TODAY, Reggae month activities commence with the staging of the Dennis Brown Symposium at Liberty Hall, followed by the tribute concert on Orange Street in downtown Kingston.

Brown's birthday falls on February 1, but because Orange Street has to be blocked off for the concert, it is held on the Sunday closest to his birthday.

 The secret to Dennis Brown's sustained success is not only his incredible voice, his incredible vocal range and stylistic ability, but also the fact that he was easily the most charismatic of all the reggae artistes of his era.

He was not bitten by the superstar bug. He remained a down-to-earth, approachable, jovial personality off the stage, who was humble, courteous and polite. So he easily won over fans and they all remained loyal to him throughout his career.

As a former partner in Sunsplash, he was the first artiste on the line-up annually. He single-handedly built our singer's night into the 'can't miss' night of the event. And, each year, with or without current hits, he would literally and lyrically vanquish all competition.

Dennis Brown has a vast catalogue of songs that is second to none in reggae music, and, whether he was doing originals or cover versions, he stamped all with his own inimitable style. He has become the most covered reggae artiste, confirming the impact he continues to have over listeners, fans, aficionados of the music.
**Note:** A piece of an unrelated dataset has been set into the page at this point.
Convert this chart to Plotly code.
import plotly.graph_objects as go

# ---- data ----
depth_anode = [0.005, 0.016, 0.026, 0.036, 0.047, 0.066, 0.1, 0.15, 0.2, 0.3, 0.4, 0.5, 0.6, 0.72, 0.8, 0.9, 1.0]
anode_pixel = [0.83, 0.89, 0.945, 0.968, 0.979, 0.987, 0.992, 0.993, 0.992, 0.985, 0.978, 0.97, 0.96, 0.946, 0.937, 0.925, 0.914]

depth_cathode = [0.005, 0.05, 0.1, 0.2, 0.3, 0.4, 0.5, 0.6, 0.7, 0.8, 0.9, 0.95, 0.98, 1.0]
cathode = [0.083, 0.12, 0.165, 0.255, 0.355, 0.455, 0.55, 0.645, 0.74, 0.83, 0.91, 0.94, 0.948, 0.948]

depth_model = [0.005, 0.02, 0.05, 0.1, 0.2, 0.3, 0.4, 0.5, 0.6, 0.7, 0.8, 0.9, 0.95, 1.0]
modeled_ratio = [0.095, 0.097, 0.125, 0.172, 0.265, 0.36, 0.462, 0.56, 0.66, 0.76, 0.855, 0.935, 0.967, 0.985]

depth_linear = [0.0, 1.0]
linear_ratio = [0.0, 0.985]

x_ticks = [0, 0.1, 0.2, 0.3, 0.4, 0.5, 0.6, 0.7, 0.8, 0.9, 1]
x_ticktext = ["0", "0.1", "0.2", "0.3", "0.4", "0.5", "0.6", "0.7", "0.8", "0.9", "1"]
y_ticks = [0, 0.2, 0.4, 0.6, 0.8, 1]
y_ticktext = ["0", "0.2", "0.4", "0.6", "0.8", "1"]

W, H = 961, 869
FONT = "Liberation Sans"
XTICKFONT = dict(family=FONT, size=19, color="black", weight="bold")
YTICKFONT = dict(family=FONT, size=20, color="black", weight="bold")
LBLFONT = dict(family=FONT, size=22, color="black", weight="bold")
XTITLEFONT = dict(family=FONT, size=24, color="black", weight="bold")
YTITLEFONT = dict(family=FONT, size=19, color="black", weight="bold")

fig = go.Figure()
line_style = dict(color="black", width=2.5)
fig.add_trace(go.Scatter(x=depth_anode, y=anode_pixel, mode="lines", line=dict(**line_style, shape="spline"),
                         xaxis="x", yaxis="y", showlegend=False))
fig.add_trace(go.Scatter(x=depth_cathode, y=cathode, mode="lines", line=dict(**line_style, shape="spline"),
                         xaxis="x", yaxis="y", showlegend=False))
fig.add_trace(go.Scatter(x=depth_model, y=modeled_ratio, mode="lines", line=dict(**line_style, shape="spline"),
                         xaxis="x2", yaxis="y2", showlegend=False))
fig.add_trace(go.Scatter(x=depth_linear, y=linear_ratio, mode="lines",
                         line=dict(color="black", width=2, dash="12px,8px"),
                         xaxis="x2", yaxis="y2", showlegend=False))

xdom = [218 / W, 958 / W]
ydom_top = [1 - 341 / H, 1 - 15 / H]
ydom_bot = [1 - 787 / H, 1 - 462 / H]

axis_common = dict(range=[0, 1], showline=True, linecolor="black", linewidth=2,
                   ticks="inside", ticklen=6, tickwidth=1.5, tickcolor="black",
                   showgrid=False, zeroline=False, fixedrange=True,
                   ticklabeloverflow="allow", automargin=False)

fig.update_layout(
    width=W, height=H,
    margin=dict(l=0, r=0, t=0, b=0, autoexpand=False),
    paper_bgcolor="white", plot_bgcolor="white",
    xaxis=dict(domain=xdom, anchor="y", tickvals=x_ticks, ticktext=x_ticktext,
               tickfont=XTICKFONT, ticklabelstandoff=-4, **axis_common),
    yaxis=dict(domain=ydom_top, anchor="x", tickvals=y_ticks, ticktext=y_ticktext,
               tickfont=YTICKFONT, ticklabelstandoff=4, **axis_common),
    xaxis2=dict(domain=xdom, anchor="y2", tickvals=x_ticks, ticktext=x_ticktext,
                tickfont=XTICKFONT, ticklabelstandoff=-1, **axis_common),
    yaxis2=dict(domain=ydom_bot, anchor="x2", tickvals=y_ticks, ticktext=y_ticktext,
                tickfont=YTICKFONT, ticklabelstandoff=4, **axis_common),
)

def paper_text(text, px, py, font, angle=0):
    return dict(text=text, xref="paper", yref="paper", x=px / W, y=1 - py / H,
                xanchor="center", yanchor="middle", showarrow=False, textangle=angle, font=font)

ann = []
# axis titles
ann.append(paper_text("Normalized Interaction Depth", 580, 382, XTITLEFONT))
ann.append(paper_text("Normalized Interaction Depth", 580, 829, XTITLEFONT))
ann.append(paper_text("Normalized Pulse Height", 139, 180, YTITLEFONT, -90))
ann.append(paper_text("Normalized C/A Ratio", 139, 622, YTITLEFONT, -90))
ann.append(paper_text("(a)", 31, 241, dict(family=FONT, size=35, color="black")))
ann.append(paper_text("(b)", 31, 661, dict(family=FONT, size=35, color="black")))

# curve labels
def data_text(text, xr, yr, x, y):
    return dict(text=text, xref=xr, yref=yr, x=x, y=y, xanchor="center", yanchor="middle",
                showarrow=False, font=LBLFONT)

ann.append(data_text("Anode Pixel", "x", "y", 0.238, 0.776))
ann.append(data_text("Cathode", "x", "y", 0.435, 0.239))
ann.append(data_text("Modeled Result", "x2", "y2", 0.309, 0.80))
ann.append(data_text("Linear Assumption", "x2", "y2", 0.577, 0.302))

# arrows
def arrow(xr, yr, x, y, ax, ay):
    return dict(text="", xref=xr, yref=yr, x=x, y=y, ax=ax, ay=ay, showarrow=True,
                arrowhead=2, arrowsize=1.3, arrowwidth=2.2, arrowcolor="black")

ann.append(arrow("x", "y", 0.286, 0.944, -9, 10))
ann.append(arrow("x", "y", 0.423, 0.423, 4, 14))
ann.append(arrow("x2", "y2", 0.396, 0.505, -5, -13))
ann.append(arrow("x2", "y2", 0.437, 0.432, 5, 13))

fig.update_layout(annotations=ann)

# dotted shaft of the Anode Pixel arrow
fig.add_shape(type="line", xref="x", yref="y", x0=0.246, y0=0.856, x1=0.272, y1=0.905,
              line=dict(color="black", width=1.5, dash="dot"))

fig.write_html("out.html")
During his career, promoters were assured that very few people would leave the venue before he performed. Therefore, they made him the closing act on a show, giving vendors and concessionaires the opportunity to ply their wares.

So many acts — George Nooks, Richie Stephens, et al — emulate Dennis Brown's singing style. His songs are still popular; no wonder Bob Marley said that Dennis Brown was his favourite singer!

People may argue that, on paper, the Rebel Salute line-up this year may not necessarily have been the best ever. However, it was truly magical. All the artistes who performed were on the top of their game and delivered, leaving patrons wanting more. Leroy Gibbons, Johnny Clarke, Johnny Osbourne and Max Romeo were the showstoppers. Stephen Marley put on a very workman-like show, but when he was joined by his sibling, Jr Gong, they really brought the house down.

The one downside of the show was the two MCs that followed Jenny Jenny. The commentaries from the MCs did not complement what patrons had come to expect from such a show.

Rebel Salute was the perfect event to launch the Jamaica 50 calendar of events. The spiritual high that it gave us carried over into the first night of Jamaica Jazz and Blues.

The tribute to reggae music in celebration of our 50th year of independence, staged on the first night of Jazz and Blues, was very successful. Within a line-up of some of reggae's more significant luminaries, Derrick Morgan stood out, as did Marcia Griffiths, Assassin, Etana and Shaggy (with surprise guests Tarrus Riley and Ne-Yo). The Jamaica Jazz and Blues Festival organisers should be congratulated for their initiative to devote a whole night of the festival to Jamaican music throughout the ages. Hopefully, the night was a financial success which will encourage their consideration for making it an annual feature of the festival.

The very popular Reggae Wednesdays, normally staged at Edna Manley, will be staged in Emancipation Park.